In fact, you don’t even have to answer the door. And if you do, you do not have to tell them who you are, you do not have to show ID, you don’t have to answer any questions or provide any information or documents, you have no responsibility under 290 to do anything to help them in a compliance check. It just is not your obligation or responsibility. If you declining to answer the door because you saw out the window that it was the police, or if you declining to tell who you are or to produce an ID makes it difficult for them to confirm you really do live where you registered, that is too bad, but it is not your problem. They will have to find other ways to confirm is they want to pursue it.

Yes, the Fifth Amendment protects you. You don’t have to say anything at all. You don’t even have to say that you are exercising your 5th Amendment right. And if you want to exercise it, know that there is nothing in it that says you can exercise it ONLY if the information would tend to incriminate you. Actually, it simply says you can remain silent, not that you can remain silent only if the information would incriminate you or only if you are guilty. Oh, there might be circumstances where you do have to talk, but not the circumstances we are discussing here (such as you can’t withhold evidence of a crime, other than to protect yourself under the 5th Amendment, in which case that reason would be because it might tend to incriminate you).

This article is from, which is run by Derek Logue.

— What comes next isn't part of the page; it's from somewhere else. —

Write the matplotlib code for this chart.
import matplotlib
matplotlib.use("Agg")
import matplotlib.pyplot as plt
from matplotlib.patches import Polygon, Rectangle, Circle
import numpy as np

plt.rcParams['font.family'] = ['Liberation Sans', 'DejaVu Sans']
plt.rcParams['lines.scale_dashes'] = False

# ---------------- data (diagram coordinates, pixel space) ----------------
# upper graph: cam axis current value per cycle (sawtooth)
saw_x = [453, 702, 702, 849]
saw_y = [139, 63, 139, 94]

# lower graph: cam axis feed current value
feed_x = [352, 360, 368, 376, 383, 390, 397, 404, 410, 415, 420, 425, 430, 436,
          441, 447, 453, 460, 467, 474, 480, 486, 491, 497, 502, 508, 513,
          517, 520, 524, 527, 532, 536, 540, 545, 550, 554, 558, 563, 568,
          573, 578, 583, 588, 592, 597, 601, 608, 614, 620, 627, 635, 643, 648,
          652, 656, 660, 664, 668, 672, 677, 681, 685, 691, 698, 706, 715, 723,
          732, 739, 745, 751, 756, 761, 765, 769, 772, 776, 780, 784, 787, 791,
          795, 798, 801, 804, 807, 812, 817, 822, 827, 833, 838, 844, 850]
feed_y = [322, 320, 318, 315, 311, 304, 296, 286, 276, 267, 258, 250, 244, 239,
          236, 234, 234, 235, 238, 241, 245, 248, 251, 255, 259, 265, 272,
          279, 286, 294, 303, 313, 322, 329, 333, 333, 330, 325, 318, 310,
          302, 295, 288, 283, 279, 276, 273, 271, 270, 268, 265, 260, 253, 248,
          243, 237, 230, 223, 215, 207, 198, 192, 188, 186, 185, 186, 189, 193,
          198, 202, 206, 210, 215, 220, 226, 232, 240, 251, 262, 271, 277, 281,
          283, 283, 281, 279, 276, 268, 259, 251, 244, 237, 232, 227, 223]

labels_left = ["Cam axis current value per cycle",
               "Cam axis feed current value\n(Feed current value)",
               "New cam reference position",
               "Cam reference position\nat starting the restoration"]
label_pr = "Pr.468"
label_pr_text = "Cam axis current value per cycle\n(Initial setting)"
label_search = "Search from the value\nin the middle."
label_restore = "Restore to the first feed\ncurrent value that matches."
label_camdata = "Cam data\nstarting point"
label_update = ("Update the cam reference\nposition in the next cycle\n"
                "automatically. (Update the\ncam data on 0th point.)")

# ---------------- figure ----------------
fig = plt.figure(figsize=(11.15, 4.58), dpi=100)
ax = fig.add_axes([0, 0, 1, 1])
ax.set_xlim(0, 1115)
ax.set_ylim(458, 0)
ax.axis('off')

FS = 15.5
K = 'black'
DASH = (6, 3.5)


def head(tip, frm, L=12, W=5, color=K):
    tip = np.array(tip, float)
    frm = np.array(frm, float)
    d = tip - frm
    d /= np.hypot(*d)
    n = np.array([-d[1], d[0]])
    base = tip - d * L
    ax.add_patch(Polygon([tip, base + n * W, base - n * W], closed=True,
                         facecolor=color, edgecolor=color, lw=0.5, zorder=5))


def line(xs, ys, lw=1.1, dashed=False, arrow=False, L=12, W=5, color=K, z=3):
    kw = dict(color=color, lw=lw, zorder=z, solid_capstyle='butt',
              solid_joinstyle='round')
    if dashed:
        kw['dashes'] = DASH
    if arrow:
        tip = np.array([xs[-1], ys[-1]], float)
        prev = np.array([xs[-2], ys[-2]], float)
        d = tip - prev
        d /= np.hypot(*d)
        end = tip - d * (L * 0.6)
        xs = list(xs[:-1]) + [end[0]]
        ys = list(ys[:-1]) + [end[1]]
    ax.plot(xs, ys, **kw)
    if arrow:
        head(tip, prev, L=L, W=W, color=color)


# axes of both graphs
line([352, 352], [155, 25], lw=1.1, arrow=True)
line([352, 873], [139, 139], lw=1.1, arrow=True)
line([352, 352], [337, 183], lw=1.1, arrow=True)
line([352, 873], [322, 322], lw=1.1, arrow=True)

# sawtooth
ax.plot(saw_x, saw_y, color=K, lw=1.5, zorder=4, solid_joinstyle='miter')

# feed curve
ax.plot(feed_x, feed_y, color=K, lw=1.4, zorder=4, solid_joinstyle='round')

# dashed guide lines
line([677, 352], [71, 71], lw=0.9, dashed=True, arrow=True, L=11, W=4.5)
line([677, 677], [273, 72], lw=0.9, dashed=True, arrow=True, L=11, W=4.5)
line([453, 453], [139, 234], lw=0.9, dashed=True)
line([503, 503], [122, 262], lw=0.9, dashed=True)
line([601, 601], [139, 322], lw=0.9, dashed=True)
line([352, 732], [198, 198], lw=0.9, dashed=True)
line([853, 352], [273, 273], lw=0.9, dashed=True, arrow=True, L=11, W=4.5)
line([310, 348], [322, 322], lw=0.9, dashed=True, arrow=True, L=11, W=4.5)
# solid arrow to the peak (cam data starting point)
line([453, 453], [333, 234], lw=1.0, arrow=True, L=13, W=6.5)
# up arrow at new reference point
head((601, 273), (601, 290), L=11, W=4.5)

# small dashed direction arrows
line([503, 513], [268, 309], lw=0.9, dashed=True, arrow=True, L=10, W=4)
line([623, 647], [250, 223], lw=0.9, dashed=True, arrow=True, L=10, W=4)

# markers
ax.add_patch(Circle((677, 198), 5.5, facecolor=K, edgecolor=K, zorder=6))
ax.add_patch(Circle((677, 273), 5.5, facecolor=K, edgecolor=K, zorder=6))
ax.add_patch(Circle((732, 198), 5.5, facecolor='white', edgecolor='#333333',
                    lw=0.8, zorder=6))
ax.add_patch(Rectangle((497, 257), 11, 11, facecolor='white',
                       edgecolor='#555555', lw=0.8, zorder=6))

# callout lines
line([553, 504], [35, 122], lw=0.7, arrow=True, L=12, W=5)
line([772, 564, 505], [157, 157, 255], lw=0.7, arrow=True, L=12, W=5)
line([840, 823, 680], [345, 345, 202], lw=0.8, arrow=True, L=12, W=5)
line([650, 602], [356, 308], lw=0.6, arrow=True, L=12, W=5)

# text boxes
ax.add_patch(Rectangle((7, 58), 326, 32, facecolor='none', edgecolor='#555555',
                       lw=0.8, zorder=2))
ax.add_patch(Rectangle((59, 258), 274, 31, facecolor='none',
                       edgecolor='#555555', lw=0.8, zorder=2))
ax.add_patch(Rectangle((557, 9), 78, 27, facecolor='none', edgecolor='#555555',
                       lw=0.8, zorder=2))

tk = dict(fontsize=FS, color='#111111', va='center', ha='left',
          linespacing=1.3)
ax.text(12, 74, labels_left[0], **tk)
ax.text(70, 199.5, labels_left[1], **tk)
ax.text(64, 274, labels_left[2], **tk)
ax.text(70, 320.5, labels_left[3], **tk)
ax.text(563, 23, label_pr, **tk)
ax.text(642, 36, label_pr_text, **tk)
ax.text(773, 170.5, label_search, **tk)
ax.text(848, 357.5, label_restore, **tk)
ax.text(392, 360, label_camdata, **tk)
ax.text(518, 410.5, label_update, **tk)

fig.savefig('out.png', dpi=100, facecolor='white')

He is an RSO advocate from Ohio. He has been involved in the fight for several years, picking up a lot of enemies, but his site is full of chock-full of advice that is very pertinent to the cause. Please right him a note of appreciation if possible, and if you can spare it, show appreciation by buying his ebook – Every cent will allow him to produce the type of materials that have been very helpful for many people around the country.

I have been listed on the Registries for well over a decade. Employees of the criminal regimes attempting to visit me is one of my pet peeves so I don’t allow it.

I just feel that the Registries have proven themselves to be completely unacceptable. So, I’ll do what I am forced to do but other than that, it’s all their big game and BS and I’m not going to mess with it. I don’t care if they can “verify” any information or not, that is their problem and I am glad they have it.

I don’t think any person listed on the Registries should ever give any indication or signal that the Registries are acceptable.

I think the best solution for anyone listed on a Registry is to put a wall around your property. That protects not only from employees of the criminal regimes but also somewhat from other people who would harm you or your family. If that is not possible for some reason, then I think a prominent sign on your property or door that requests people to leave should help. How about something like, “If you have not been explicitly invited to be on this property, you are requested to leave immediately. If you remain on this property, you are trespassing.”

As long as the Registries exist, ensure that they are not just worthless, but much worse.

I probably should clarify that one point about signing stuff. I took this list from a SOSEN forum discussion with general tips by members (with permission of course). In some cases there will be a piece of paper they have you sign to confirm you are at your residence. Not all of us have access to an attorney so you will just have to use your own judgment by reading the paper. I will add that clarification.

I had a compliance heck a week and a half ago, and I refused to allow the US Marshal or the Sheriff (why I got the big dog instead of a grunt is beyond me) inside my home. I refused to step outside my doorway while they were at my door.